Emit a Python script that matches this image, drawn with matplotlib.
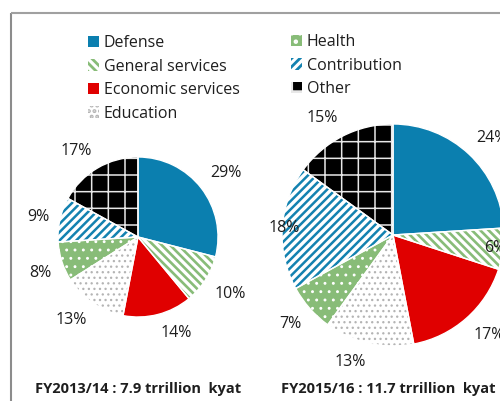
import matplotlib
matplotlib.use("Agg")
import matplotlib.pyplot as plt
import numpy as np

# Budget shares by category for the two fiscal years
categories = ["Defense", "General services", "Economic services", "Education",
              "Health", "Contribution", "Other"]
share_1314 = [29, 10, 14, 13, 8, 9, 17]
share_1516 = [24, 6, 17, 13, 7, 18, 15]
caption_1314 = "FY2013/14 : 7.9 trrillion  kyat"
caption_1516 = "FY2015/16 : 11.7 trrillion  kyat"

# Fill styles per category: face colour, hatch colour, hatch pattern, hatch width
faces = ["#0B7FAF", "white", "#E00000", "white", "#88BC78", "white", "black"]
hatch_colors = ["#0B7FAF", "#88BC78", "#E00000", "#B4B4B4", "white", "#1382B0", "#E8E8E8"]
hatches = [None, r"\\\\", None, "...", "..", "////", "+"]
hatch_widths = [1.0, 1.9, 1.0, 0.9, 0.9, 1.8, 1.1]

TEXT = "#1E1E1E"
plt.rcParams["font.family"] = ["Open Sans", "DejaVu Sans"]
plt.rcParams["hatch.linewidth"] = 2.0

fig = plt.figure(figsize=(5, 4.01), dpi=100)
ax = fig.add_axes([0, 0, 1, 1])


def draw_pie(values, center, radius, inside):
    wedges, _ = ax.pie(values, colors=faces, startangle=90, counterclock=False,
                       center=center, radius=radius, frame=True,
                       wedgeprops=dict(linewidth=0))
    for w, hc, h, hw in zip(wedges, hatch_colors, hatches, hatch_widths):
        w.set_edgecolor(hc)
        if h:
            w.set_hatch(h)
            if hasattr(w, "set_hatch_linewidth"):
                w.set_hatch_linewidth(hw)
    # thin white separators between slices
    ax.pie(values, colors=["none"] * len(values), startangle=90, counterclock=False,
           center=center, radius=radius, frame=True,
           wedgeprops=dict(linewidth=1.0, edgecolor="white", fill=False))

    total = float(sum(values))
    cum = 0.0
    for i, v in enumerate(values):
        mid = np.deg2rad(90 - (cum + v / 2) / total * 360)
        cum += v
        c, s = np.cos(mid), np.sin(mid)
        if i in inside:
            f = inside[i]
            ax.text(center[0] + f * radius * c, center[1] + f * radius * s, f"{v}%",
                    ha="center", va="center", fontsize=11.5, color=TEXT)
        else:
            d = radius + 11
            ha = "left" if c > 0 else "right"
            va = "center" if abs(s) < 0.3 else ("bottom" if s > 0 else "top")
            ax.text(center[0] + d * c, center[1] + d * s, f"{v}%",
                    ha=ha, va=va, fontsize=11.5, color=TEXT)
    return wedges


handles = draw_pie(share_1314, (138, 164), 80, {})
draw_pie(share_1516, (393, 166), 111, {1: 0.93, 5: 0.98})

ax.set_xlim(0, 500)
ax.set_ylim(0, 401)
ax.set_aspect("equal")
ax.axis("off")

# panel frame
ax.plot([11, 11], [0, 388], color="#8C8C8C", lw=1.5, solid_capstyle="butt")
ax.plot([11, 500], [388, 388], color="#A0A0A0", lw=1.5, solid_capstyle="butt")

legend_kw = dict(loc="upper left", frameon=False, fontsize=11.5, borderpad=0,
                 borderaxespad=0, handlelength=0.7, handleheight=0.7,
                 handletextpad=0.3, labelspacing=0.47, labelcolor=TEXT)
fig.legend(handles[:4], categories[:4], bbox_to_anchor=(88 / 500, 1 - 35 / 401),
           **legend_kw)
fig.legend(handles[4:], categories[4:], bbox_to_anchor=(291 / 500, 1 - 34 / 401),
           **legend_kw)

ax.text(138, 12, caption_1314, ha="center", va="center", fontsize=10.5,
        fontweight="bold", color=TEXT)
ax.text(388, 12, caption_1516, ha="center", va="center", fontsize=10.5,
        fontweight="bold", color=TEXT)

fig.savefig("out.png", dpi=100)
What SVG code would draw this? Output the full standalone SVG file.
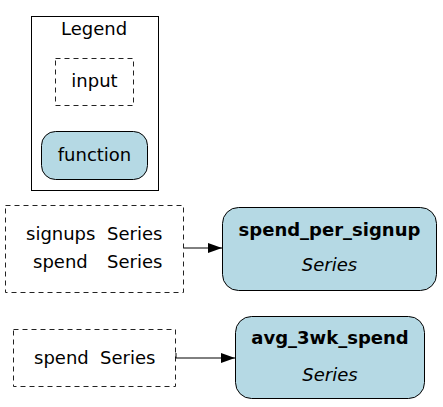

**TASK STATEMENT**
Go through the data above and transcribe it in full, omitting any image.

**RESULT OF THIS EXERCISE**
Emit a Python script that matches this image, drawn with matplotlib.
import matplotlib
matplotlib.use("Agg")
import matplotlib.pyplot as plt
import numpy as np

# Budget shares by category for the two fiscal years
categories = ["Defense", "General services", "Economic services", "Education",
              "Health", "Contribution", "Other"]
share_1314 = [29, 10, 14, 13, 8, 9, 17]
share_1516 = [24, 6, 17, 13, 7, 18, 15]
caption_1314 = "FY2013/14 : 7.9 trrillion  kyat"
caption_1516 = "FY2015/16 : 11.7 trrillion  kyat"

# Fill styles per category: face colour, hatch colour, hatch pattern, hatch width
faces = ["#0B7FAF", "white", "#E00000", "white", "#88BC78", "white", "black"]
hatch_colors = ["#0B7FAF", "#88BC78", "#E00000", "#B4B4B4", "white", "#1382B0", "#E8E8E8"]
hatches = [None, r"\\\\", None, "...", "..", "////", "+"]
hatch_widths = [1.0, 1.9, 1.0, 0.9, 0.9, 1.8, 1.1]

TEXT = "#1E1E1E"
plt.rcParams["font.family"] = ["Open Sans", "DejaVu Sans"]
plt.rcParams["hatch.linewidth"] = 2.0

fig = plt.figure(figsize=(5, 4.01), dpi=100)
ax = fig.add_axes([0, 0, 1, 1])


def draw_pie(values, center, radius, inside):
    wedges, _ = ax.pie(values, colors=faces, startangle=90, counterclock=False,
                       center=center, radius=radius, frame=True,
                       wedgeprops=dict(linewidth=0))
    for w, hc, h, hw in zip(wedges, hatch_colors, hatches, hatch_widths):
        w.set_edgecolor(hc)
        if h:
            w.set_hatch(h)
            if hasattr(w, "set_hatch_linewidth"):
                w.set_hatch_linewidth(hw)
    # thin white separators between slices
    ax.pie(values, colors=["none"] * len(values), startangle=90, counterclock=False,
           center=center, radius=radius, frame=True,
           wedgeprops=dict(linewidth=1.0, edgecolor="white", fill=False))

    total = float(sum(values))
    cum = 0.0
    for i, v in enumerate(values):
        mid = np.deg2rad(90 - (cum + v / 2) / total * 360)
        cum += v
        c, s = np.cos(mid), np.sin(mid)
        if i in inside:
            f = inside[i]
            ax.text(center[0] + f * radius * c, center[1] + f * radius * s, f"{v}%",
                    ha="center", va="center", fontsize=11.5, color=TEXT)
        else:
            d = radius + 11
            ha = "left" if c > 0 else "right"
            va = "center" if abs(s) < 0.3 else ("bottom" if s > 0 else "top")
            ax.text(center[0] + d * c, center[1] + d * s, f"{v}%",
                    ha=ha, va=va, fontsize=11.5, color=TEXT)
    return wedges


handles = draw_pie(share_1314, (138, 164), 80, {})
draw_pie(share_1516, (393, 166), 111, {1: 0.93, 5: 0.98})

ax.set_xlim(0, 500)
ax.set_ylim(0, 401)
ax.set_aspect("equal")
ax.axis("off")

# panel frame
ax.plot([11, 11], [0, 388], color="#8C8C8C", lw=1.5, solid_capstyle="butt")
ax.plot([11, 500], [388, 388], color="#A0A0A0", lw=1.5, solid_capstyle="butt")

legend_kw = dict(loc="upper left", frameon=False, fontsize=11.5, borderpad=0,
                 borderaxespad=0, handlelength=0.7, handleheight=0.7,
                 handletextpad=0.3, labelspacing=0.47, labelcolor=TEXT)
fig.legend(handles[:4], categories[:4], bbox_to_anchor=(88 / 500, 1 - 35 / 401),
           **legend_kw)
fig.legend(handles[4:], categories[4:], bbox_to_anchor=(291 / 500, 1 - 34 / 401),
           **legend_kw)

ax.text(138, 12, caption_1314, ha="center", va="center", fontsize=10.5,
        fontweight="bold", color=TEXT)
ax.text(388, 12, caption_1516, ha="center", va="center", fontsize=10.5,
        fontweight="bold", color=TEXT)

fig.savefig("out.png", dpi=100)
What SVG code would draw this? Output the full standalone SVG file.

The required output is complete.